Snakemoor Nature Reserve
St Mary's Centre
By Andrew Gordon - 3rd December 2019 9:00am
Saturday evening, 30th November brought us an exhilarating launch of the Christmas musical season with the winter concert of the Witchert Chorale. Director David Quinn, as ever, had put together a fascinating programme combining the spiritual and the secular, the entertaining and the inspiring, and the familiar with the fetched from far.
The theme of the concert was 'A new beginning'. Was this the start of the new Christian year in St Mary's, the concert's venue? Or was it perhaps the concert's glorious opening number — Purcell's 'I was Glad' — celebrating the coming together of disaffected parties at the coronation of James II (a rejoicing all too brief in that short reign)?
The dimension of David Quinn's search for musical treasure was revealed in the next number, a recent setting by the Norwegian Ola Gjeilo of a chant by the 12th century nun Hildegard of Bingen, 'Ave generosa'. The plainsong based chant in praise of the inviolate virgin, passing back and forth among the women of the Chorale, was strangely affecting in these impure times.
The highlight of the evening was perhaps the remarkable performance at the piano of A level student Jason Kessler of the last, and by far the most difficult, movement of Beethoven's Moonlight Sonata. One marvelled at the professional control of all the dynamic elements in the movement's cascade of sound. But the chief pleasure was to share in the turbulent flood of emotion of the young person discovering Beethoven. The youthful passion will have raised the heartbeat of many an older listener. Both Jason's parents were among the singers — a proud moment for the family.
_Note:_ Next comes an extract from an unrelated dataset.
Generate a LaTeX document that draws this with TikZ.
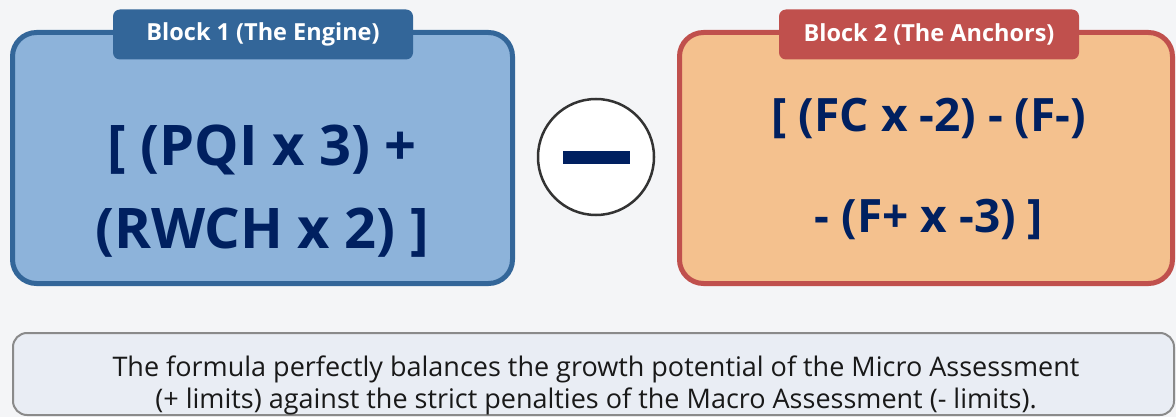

Top technical challenge for the singers was Bach's 'Singet den Herrn' (Sing to the Lord a new song). The Witchert has sung this before and the complex motet bears many hearings, but, for foot-tapping rhythms, intricate counterpoint and punchy dialogue between two choirs, it is hard to beat. The work admirably suits the Witchert's small choir (20), clean blend of sound, highly accurate rendering and unfailing good humour.
Adding to the evening's variety was Haddenham's favourite storyteller, Andy Hardy, extracting every last ounce of drama from the original (1822) Santa story, 'Twas the night before Christmas. Nor was the audience entirely passive, giving spirited renderings of Sleepers Awake! and O Come Emanuel. Finally, after a surprise encore of Nessun Dorma from the choir, one left exhilarated into the frosty night air all but ready to shout 'Vincerò!'
Proceeds from the concert will go to the Friends of St Mary's and to the Haddenham Village Society, which provided front of house and much appreciated hospitality.